「子供たちは、心の安全基地としては教師を選択しない」。そんな、ある意味衝撃的とも言える論文の内容を紹介しているのは、現役小学校教師の松尾英明さん。松尾さんは今回、自身の無料メルマガ『「二十代で身につけたい!」教育観と仕事術』で、子供たちが誰を「心の安全基地」の対象としているのかを記すとともに、教室で求められる「教師の役割」を考察しています。
教師は子どもの心の安全基地になり得ない
最近の読んだ心理学の論文からの学び。課題で読んだ論文なのだが、これが非常にためになった。次の論文である。
「児童期中・後期におけるアタッチメント・ネットワークを構成する成員の検討―児童用アタッチメント機能尺度を作成して―」
村上達也 櫻井茂男 教育心理学研究、2014,62,24-37
ちなみにアタッチメントというのは、愛着行動のことである。「恐れや不安の情動がある時に、安全を回復・維持しようとする傾向性」を指す。つまり、危ない時の「避難場所」であり、次へ挑戦する準備のための「安全基地」の役割である。
その第一対象だが、乳幼児期から低学年ぐらいまでは当然「母親」である。もうここ以外存在しないに等しい。
しかしこれが、小4から小6にかけて、友達が第一対象に移っていく。母親は順調に順位を下げて、3番手以降になる。つまり、親ではなく、友達を自分の「避難場所」「安全基地」にしたいと思うようになる。これが、自立に向けた健全で自然な発達の姿である。
さて、この論文を読むとはっきりとわかるのが、子どもにとっての教師の存在である。教師自身は、子どもにとってこの「避難場所」「安全基地」として、どのあたりに位置するのか。
何と、4番手以内にすら入らない(ちなみに他の研究によると、小学校高学年の子どものアタッチメント対象の人数は平均4人程度までである)。アタッチメント対象として教師を選ぶ子どもは、どの年齢においても、ほぼ「0」である。

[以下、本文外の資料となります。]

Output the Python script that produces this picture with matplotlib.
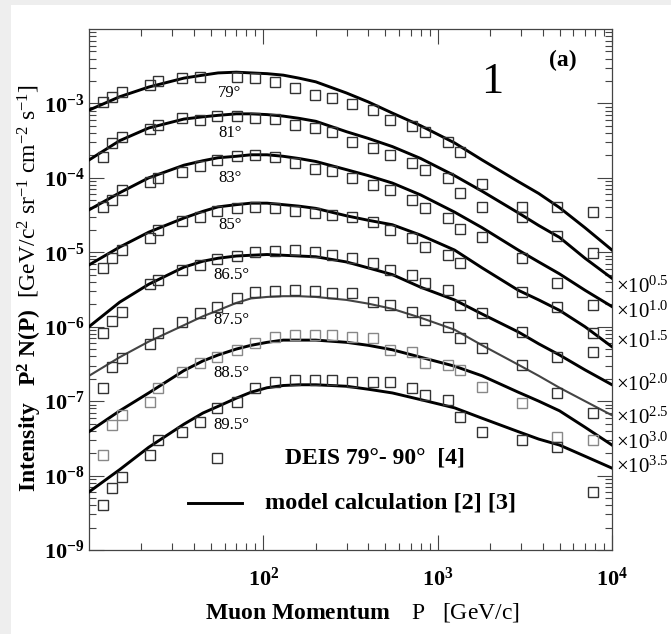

教師こそが教室の安全・安心を確保する立場だというのに、これはどういうことなのか。
つまり教師の中心的な仕事は、「集団における安全と安心の仕組みづくり」の方なのである。どちらかというと、ある種システムエンジニアリング的であり、環境づくりの仕事の方である。
一方の個人的なアタッチメント対象はあくまで親、友人。職場に例えるなら、社長はリーダーとして集団の方針を示してまとめるのが仕事である。一般的な関係として、上司の立場は、母親でも友人でもない(映画『釣りバカ日誌』のような社長と部下との対等な友人関係も、ないことはないが、例外的である)。
教室で求められる教師の役割は、心の治療役というより、問題解決のための具体的かつ実質的な施策をうつ解決者の役割である。
本音で単なる愚痴や甘えが出せるのは、低学年までは母親、高学年以降は友人である。大人に例えるなら、集団のリーダーである社長に、仕事の愚痴は言えない(「評価者」としての側面をもつのであれば、尚更である)。そういうものである。
「子どもの心に寄り添う」ということは、何よりとても大切である。しかしそれは、どちらかというと教師の側がもつべき姿勢であり、子どもが教師に寄り添うわけでは決してないということである。
教師に求められる役割は、癒し役ではなく、安全・安心の仕組みづくり。子どもの苦しみやニーズを読み取り、具体的な策を次々とうつこと。「いい人」だけではやっていけないというのは、この辺りからもいえそうである。